In a 2004 speech to the Canadian Parliament recognizing Canada’s contributions to international peace and human security as a role model, U.N. Secretary-General Kofi Annan famously said, “The world needs more Canada” (Address to the Canadian Parliament, June 22, 2004). In the shadow of the global hegemon, a country with roughly the resources of California has played a major international role in humanitarian affairs, because it is recognized as the so-called moral superpower of the Americas. A Canadian diplomat explained how international governance helps Canada to expand its own niche: “Canada needs the multilateral system to punch above its weight” (interview, July 20, 2005). At the apogee of this strategy during the 1990s, Foreign Minister Lloyd Axworthy spoke repeatedly of Canada’s need to pursue “soft power”—the power of new ideas, persuasion, information politics, and cultural ties (Axworthy 2003). Human rights promotion distinguishes Canada from the United States to the world and its own citizens, maximizes Canada’s political capital, and fills the normative power vacuum in the Western Hemisphere.

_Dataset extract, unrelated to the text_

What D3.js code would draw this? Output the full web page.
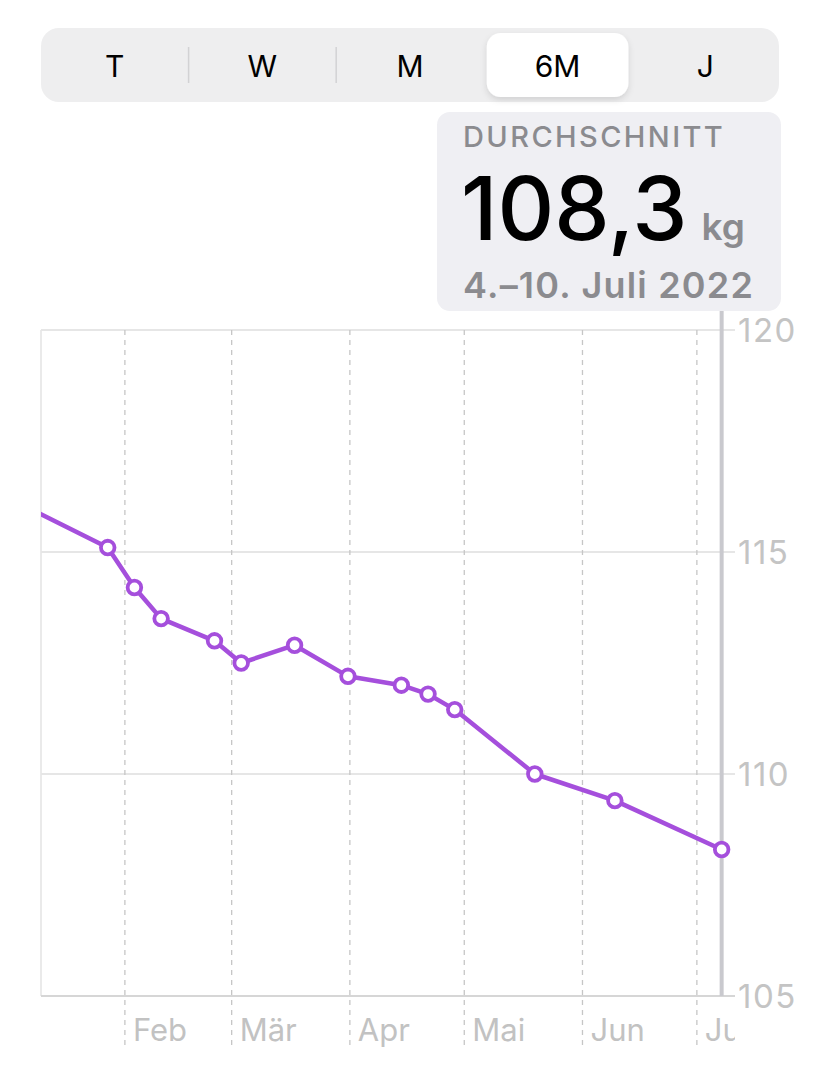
<!DOCTYPE html>
<html><head><meta charset="utf-8">
<script src="https://cdn.jsdelivr.net/npm/d3@7"></script>
<style>html,body{margin:0;padding:0;background:#fff;} svg{display:block;font-family:Inter,"Noto Sans",sans-serif;}</style>
</head><body>
<svg id="c" width="823" height="1080"></svg>
<script>
// ---- data ----
const segments = ["T","W","M","6M","J"];
const selectedSegment = "6M";
const weekDates = ["2022-01-06","2022-01-27","2022-02-03","2022-02-10","2022-02-24","2022-03-03","2022-03-17","2022-03-31","2022-04-14","2022-04-21","2022-04-28","2022-05-19","2022-06-09","2022-07-07"];
const weightKg = [116.0,115.1,114.2,113.5,113.0,112.5,112.9,112.2,112.0,111.8,111.45,110.0,109.4,108.3];
const yTicks = [105,110,115,120];
const monthTicks = ["2022-02-01","2022-03-01","2022-04-01","2022-05-01","2022-06-01","2022-07-01"];
const monthLabels = ["Feb","Mär","Apr","Mai","Jun","Juli"];
const calloutTitle = "DURCHSCHNITT";
const calloutValue = "108,3";
const calloutUnit = "kg";
const calloutRange = "4.–10. Juli 2022";
const selectedDate = "2022-07-07";

const svg = d3.select("#c");
const purple = "#a54fdc";
const parse = s => new Date(s + "T12:00:00");
const parseDay = s => new Date(s + "T00:00:00");

// ---- segmented control ----
const segX = d3.scaleBand().domain(segments).range([41, 779]);
svg.append("rect").attr("x",41).attr("y",28).attr("width",738).attr("height",74).attr("rx",18).attr("fill","#eeeeef");
const defs = svg.append("defs");
const f = defs.append("filter").attr("id","sh").attr("x","-20%").attr("y","-30%").attr("width","140%").attr("height","170%");
f.append("feDropShadow").attr("dx",0).attr("dy",3).attr("stdDeviation",3).attr("flood-color","#000").attr("flood-opacity",0.12);
svg.append("rect").attr("x",segX(selectedSegment)+3).attr("y",33).attr("width",segX.bandwidth()-6).attr("height",64).attr("rx",14).attr("fill","#fff").attr("filter","url(#sh)");
[1,2].forEach(i=>{
  const x = segX(segments[i]);
  svg.append("line").attr("x1",x).attr("x2",x).attr("y1",47).attr("y2",83).attr("stroke","#d2d2d4").attr("stroke-width",1.5);
});
svg.selectAll("text.seg").data(segments).join("text").attr("class","seg")
  .attr("x",d=>segX(d)+segX.bandwidth()/2).attr("y",77).attr("text-anchor","middle")
  .attr("font-size",30).attr("font-weight",400).attr("fill","#000").text(d=>d);

// ---- scales ----
const x = d3.scaleTime().domain([parseDay("2022-01-10"), parseDay("2022-07-11")]).range([41,735]);
const y = d3.scaleLinear().domain([105,120]).range([996,330]);

// ---- grid ----
svg.append("line").attr("x1",41).attr("x2",41).attr("y1",330).attr("y2",996).attr("stroke","#e3e3e3").attr("stroke-width",1.5);
svg.selectAll("line.hg").data(yTicks).join("line").attr("class","hg")
  .attr("x1",41).attr("x2",735).attr("y1",d=>y(d)).attr("y2",d=>y(d))
  .attr("stroke",d=>d===105?"#d6d6d6":"#e6e6e6").attr("stroke-width",1.8);
svg.selectAll("line.vg").data(monthTicks).join("line").attr("class","vg")
  .attr("x1",d=>x(parseDay(d))).attr("x2",d=>x(parseDay(d))).attr("y1",330).attr("y2",1046)
  .attr("stroke","#c6c6c6").attr("stroke-width",1.3).attr("stroke-dasharray","5,5");

// month labels (clipped at right edge)
defs.append("clipPath").attr("id","lblclip").append("rect").attr("x",0).attr("y",1000).attr("width",735).attr("height",60);
svg.append("g").attr("clip-path","url(#lblclip)").selectAll("text").data(monthTicks).join("text")
  .attr("x",d=>x(parseDay(d))+8).attr("y",1041).attr("font-size",31).attr("fill","#c2c2c2")
  .text((d,i)=>monthLabels[i]);

// y labels
svg.selectAll("text.yl").data(yTicks).join("text").attr("class","yl")
  .attr("x",738).attr("y",d=>y(d)+12).attr("font-size",33).attr("letter-spacing",1.5).attr("fill","#c4c4c4").text(d=>d);

// selection line
svg.append("line").attr("x1",x(parse(selectedDate))).attr("x2",x(parse(selectedDate)))
  .attr("y1",310).attr("y2",996).attr("stroke","#c9c9ce").attr("stroke-width",4);

// ---- line & points ----
defs.append("clipPath").attr("id","plot").append("rect").attr("x",41).attr("y",320).attr("width",700).attr("height",690);
const data = weekDates.map((d,i)=>({date:parse(d), v:weightKg[i]}));
const g = svg.append("g").attr("clip-path","url(#plot)");
g.append("path").datum(data)
  .attr("d", d3.line().x(d=>x(d.date)).y(d=>y(d.v)))
  .attr("fill","none").attr("stroke",purple).attr("stroke-width",4.5).attr("stroke-linejoin","round");
g.selectAll("circle").data(data.filter(d=>x(d.date)>41)).join("circle")
  .attr("cx",d=>x(d.date)).attr("cy",d=>y(d.v)).attr("r",6.8)
  .attr("fill","#fff").attr("stroke",purple).attr("stroke-width",3.8);

// ---- callout ----
svg.append("rect").attr("x",437).attr("y",112).attr("width",344).attr("height",199).attr("rx",13).attr("fill","#efeff3");
svg.append("text").attr("x",463).attr("y",147).attr("font-size",29).attr("font-weight",500).attr("fill","#8b8b8f").attr("letter-spacing",2.4).text(calloutTitle);
const vt = svg.append("text").attr("x",461).attr("y",240);
vt.append("tspan").attr("font-size",88).attr("font-weight",500).attr("fill","#000").text(calloutValue);
vt.append("tspan").attr("dx",14).attr("font-size",37).attr("font-weight",600).attr("fill","#8b8b8f").text(calloutUnit);
svg.append("text").attr("x",463).attr("y",298).attr("font-size",36).attr("font-weight",600).attr("letter-spacing",1.2).attr("fill","#8b8b8f").text(calloutRange);
</script>
</body></html>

“Greater international support for freedom and security, democracy, rule of law, human rights, and environmental stewardship” is one of the six strategic priorities identified by Canada’s Department of Foreign Affairs and International Trade (hereafter Foreign Affairs) in its 2007–2008 Report on Plans and Priorities. Of the department’s $2 billion annual budget, just over $500 million is devoted to global issues, most humanitarian (because trade is a separate budget). Upon assuming office in 2006, the new Conservative prime minister Stephen Harper announced that Canada would continue to emphasize the promotion of democracy and promised to increase Canada’s foreign aid, despite a foreign policy reorientation in defense policy and trade, as well as general cuts in state spending.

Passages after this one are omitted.